Oregon regulators have issued $368,000 in fines to a landfill owner and waste hauler for disposing of 2.5 million pounds of radioactive Bakken oilfield waste from North Dakota at a landfill outside of Arlington, The Oregonian reports.

The Oregon Department of Energy (DOE) issued a notice of violation in February to Chemical Waste Management of Arlington for accepting the waste, which was delivered by rail between 2016 and 2019.

Some of that drilling waste registered radium levels at 300 times the state’s limits. On average, the waste registered radium at 140 picocuries per gram, according to state nuclear waste specialists. The state’s maximum level for waste stored at Arlington is 5 picocuries.

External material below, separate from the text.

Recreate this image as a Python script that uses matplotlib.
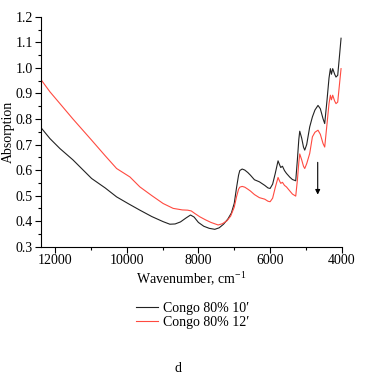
import numpy as np, matplotlib
matplotlib.use('Agg')
import matplotlib.pyplot as plt
from matplotlib.ticker import MultipleLocator

plt.rcParams['font.family'] = ['Liberation Serif', 'DejaVu Serif']
plt.rcParams['mathtext.fontset'] = 'custom'
plt.rcParams['mathtext.rm'] = 'Liberation Serif'

# Congo 80% 10' (black)
wn_10 = [12390, 12139, 11861, 11500, 11300, 10978, 10600, 10281, 9950, 9632, 9300,
         8983, 8796, 8650, 8500, 8350, 8220, 8120, 8000, 7850, 7700, 7543, 7420,
         7300, 7180, 7080, 7000, 6938, 6880, 6846, 6780, 6707, 6620, 6550, 6437,
         6300, 6150, 6060, 6000, 5930, 5860, 5779, 5740, 5704, 5656, 5600, 5545,
         5450, 5378, 5286, 5240, 5200, 5174, 5120, 5070, 5035, 4980, 4896, 4821,
         4750, 4665, 4600, 4525, 4478, 4414, 4358, 4320, 4290, 4255, 4200, 4163,
         4115, 4070, 4022]
ab_10 = [0.766, 0.723, 0.684, 0.640, 0.612, 0.567, 0.530, 0.495, 0.468, 0.443, 0.418,
         0.398, 0.388, 0.389, 0.397, 0.412, 0.424, 0.416, 0.395, 0.380, 0.372, 0.368, 0.374,
         0.388, 0.408, 0.432, 0.470, 0.530, 0.580, 0.598, 0.604, 0.600, 0.590, 0.580, 0.562,
         0.554, 0.540, 0.530, 0.528, 0.545, 0.585, 0.636, 0.622, 0.610, 0.615, 0.598, 0.587,
         0.572, 0.563, 0.558, 0.640, 0.720, 0.752, 0.725, 0.690, 0.678, 0.700, 0.769, 0.808,
         0.835, 0.853, 0.840, 0.801, 0.782, 0.873, 0.960, 0.997, 0.975, 0.997, 0.975, 0.964,
         0.971, 1.040, 1.116]

# Congo 80% 12' (red)
wn_12 = [12390, 12139, 11861, 11500, 10978, 10600, 10281, 9910, 9632, 9300, 8983,
         8704, 8450, 8300, 8200, 8100, 7960, 7800, 7650, 7450, 7330, 7200, 7100,
         7000, 6938, 6880, 6846, 6780, 6707, 6620, 6550, 6437, 6300, 6150, 6060,
         6000, 5930, 5860, 5779, 5740, 5704, 5656, 5600, 5545, 5450, 5378, 5286,
         5240, 5200, 5174, 5120, 5070, 5035, 4980, 4896, 4821, 4750, 4665, 4600,
         4525, 4478, 4414, 4358, 4320, 4290, 4255, 4200, 4163, 4115, 4070, 4022]
ab_12 = [0.954, 0.906, 0.860, 0.800, 0.717, 0.656, 0.606, 0.573, 0.534, 0.500, 0.469,
         0.450, 0.444, 0.443, 0.440, 0.430, 0.417, 0.405, 0.395, 0.385, 0.390, 0.402, 0.420,
         0.455, 0.495, 0.525, 0.533, 0.536, 0.533, 0.525, 0.518, 0.504, 0.492, 0.486, 0.478,
         0.476, 0.490, 0.530, 0.571, 0.558, 0.548, 0.552, 0.540, 0.534, 0.518, 0.506, 0.498,
         0.560, 0.630, 0.663, 0.640, 0.615, 0.606, 0.625, 0.665, 0.730, 0.748, 0.756, 0.740,
         0.704, 0.690, 0.780, 0.860, 0.893, 0.875, 0.893, 0.870, 0.860, 0.866, 0.930, 0.997]

labels = ["Congo 80% 10\u2032", "Congo 80% 12\u2032"]

fig = plt.figure(figsize=(3.66, 3.81), dpi=100)
ax = fig.add_axes([0.111, 0.3525, 0.823, 0.6035])
l1, = ax.plot(wn_10, ab_10, color='#222222', lw=0.8)
l2, = ax.plot(wn_12, ab_12, color='#ff4a40', lw=0.8)

ax.set_xlim(12400, 4000)
ax.set_ylim(0.3, 1.2)
ax.xaxis.set_major_locator(MultipleLocator(2000))
ax.xaxis.set_minor_locator(MultipleLocator(1000))
ax.yaxis.set_major_locator(MultipleLocator(0.1))
ax.yaxis.set_minor_locator(MultipleLocator(0.05))
ax.spines['top'].set_visible(False)
ax.spines['right'].set_visible(False)
ax.tick_params(which='both', direction='out', labelsize=10, width=0.8, pad=1.5)
ax.tick_params(which='major', length=4)
ax.tick_params(which='minor', length=2.5)
ax.set_xlabel('Wavenumber, cm$^{-1}$', fontsize=10, labelpad=2)
fig.text(0.024, 0.655, 'Absorption', rotation=90, ha='center', va='center', fontsize=10)

ax.annotate('', xy=(4673, 0.493), xytext=(4673, 0.641),
            arrowprops=dict(arrowstyle='-|>', color='black', lw=0.8,
                            mutation_scale=7))

fig.legend([l1, l2], labels, loc='center', bbox_to_anchor=(0.526, 0.172),
           frameon=False, fontsize=10, handlelength=1.6, handletextpad=0.3,
           labelspacing=0.1)
fig.text(0.486, 0.034, 'd', ha='center', va='center', fontsize=10)

fig.savefig('out.png', dpi=100)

The waste is known as TENORM , or technologically enhanced naturally occurring radioactive materials.

The Department of Environmental Quality (DEQ) on Aug. 28 issued a $60,000 fine to the landfill’s owner, Chemical Waste Management, for illegally disposing of prohibited radioactive waste at the site.

It also assessed another $308,656 penalty to Oilfield Waste Logistics, a hazardous waste disposal company based in Culbertson, Montana.

According to The Oregonian, $303,856 of the total penalty represents the estimated economic benefit the company gained by avoiding the additional disposal costs it would have incurred at a facility permitted to accept it.

Both companies have 20 days to appeal the fines.

Oregon regulators initially received a tip about the illegal dumping from a caller in North Dakota. They discovered the violation after checking data provided by the landfill as well as from the state of North Dakota.

Regulators said in February that Oilfield Waste Logistics “erroneously” cited Oregon rules and landfill operators referred to the wrong state standards for waste containing radium.

The Energy Department required Chemical Waste Management to complete a detailed risk assessment and corrective action plan, which were due to the agency Sept. 8. They will be posted for a 60-day public comment period, and the agency plans to hold a public meeting to present its own analysis of the documents and accept public comments.